## [Given instruction]
Can you copy out the data exactly? Leave the images out.

## [Raw data]
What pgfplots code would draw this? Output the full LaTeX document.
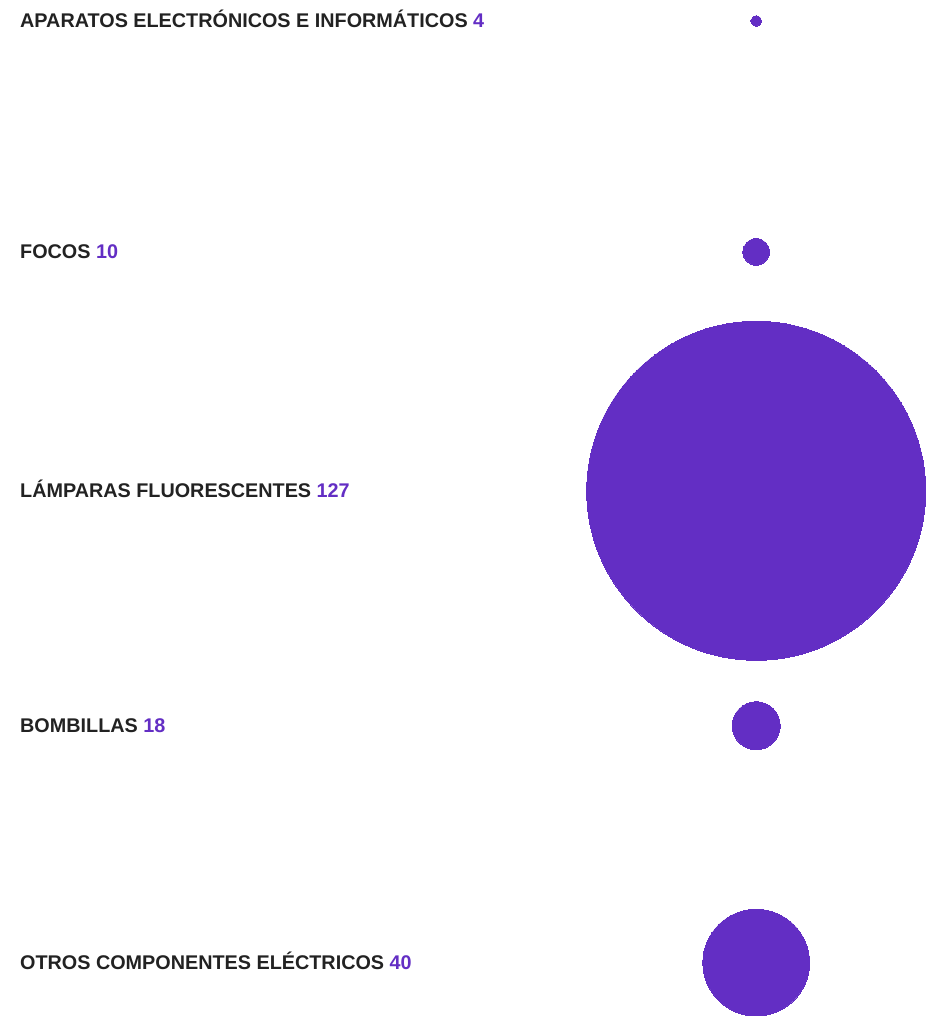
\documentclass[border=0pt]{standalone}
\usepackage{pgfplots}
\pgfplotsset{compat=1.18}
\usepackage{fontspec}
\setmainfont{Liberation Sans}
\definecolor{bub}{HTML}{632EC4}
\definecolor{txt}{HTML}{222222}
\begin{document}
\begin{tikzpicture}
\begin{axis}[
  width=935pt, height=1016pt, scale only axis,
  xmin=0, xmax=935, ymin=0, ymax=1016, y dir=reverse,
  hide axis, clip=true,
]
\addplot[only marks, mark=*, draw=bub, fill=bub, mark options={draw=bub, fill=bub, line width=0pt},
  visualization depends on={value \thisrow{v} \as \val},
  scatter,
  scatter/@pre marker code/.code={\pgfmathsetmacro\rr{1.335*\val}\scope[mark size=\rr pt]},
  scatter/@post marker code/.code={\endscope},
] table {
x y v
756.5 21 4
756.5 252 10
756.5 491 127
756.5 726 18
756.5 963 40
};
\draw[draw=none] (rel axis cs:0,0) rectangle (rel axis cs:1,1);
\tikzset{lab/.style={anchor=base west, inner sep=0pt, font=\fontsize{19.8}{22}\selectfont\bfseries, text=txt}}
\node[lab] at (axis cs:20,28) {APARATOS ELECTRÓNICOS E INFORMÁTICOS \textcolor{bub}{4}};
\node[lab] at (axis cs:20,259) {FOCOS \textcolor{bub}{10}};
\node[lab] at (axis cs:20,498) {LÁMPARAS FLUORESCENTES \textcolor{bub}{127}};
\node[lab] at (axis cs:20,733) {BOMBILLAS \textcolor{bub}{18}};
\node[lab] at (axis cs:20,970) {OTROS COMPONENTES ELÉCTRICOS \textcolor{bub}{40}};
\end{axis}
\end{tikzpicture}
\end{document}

## [Result of the exercise]
What pgfplots code would draw this? Output the full LaTeX document.
\documentclass[border=0pt]{standalone}
\usepackage{pgfplots}
\pgfplotsset{compat=1.18}
\usepackage{fontspec}
\setmainfont{Liberation Sans}
\definecolor{bub}{HTML}{632EC4}
\definecolor{txt}{HTML}{222222}
\begin{document}
\begin{tikzpicture}
\begin{axis}[
  width=935pt, height=1016pt, scale only axis,
  xmin=0, xmax=935, ymin=0, ymax=1016, y dir=reverse,
  hide axis, clip=true,
]
\addplot[only marks, mark=*, draw=bub, fill=bub, mark options={draw=bub, fill=bub, line width=0pt},
  visualization depends on={value \thisrow{v} \as \val},
  scatter,
  scatter/@pre marker code/.code={\pgfmathsetmacro\rr{1.335*\val}\scope[mark size=\rr pt]},
  scatter/@post marker code/.code={\endscope},
] table {
x y v
756.5 21 4
756.5 252 10
756.5 491 127
756.5 726 18
756.5 963 40
};
\draw[draw=none] (rel axis cs:0,0) rectangle (rel axis cs:1,1);
\tikzset{lab/.style={anchor=base west, inner sep=0pt, font=\fontsize{19.8}{22}\selectfont\bfseries, text=txt}}
\node[lab] at (axis cs:20,28) {APARATOS ELECTRÓNICOS E INFORMÁTICOS \textcolor{bub}{4}};
\node[lab] at (axis cs:20,259) {FOCOS \textcolor{bub}{10}};
\node[lab] at (axis cs:20,498) {LÁMPARAS FLUORESCENTES \textcolor{bub}{127}};
\node[lab] at (axis cs:20,733) {BOMBILLAS \textcolor{bub}{18}};
\node[lab] at (axis cs:20,970) {OTROS COMPONENTES ELÉCTRICOS \textcolor{bub}{40}};
\end{axis}
\end{tikzpicture}
\end{document}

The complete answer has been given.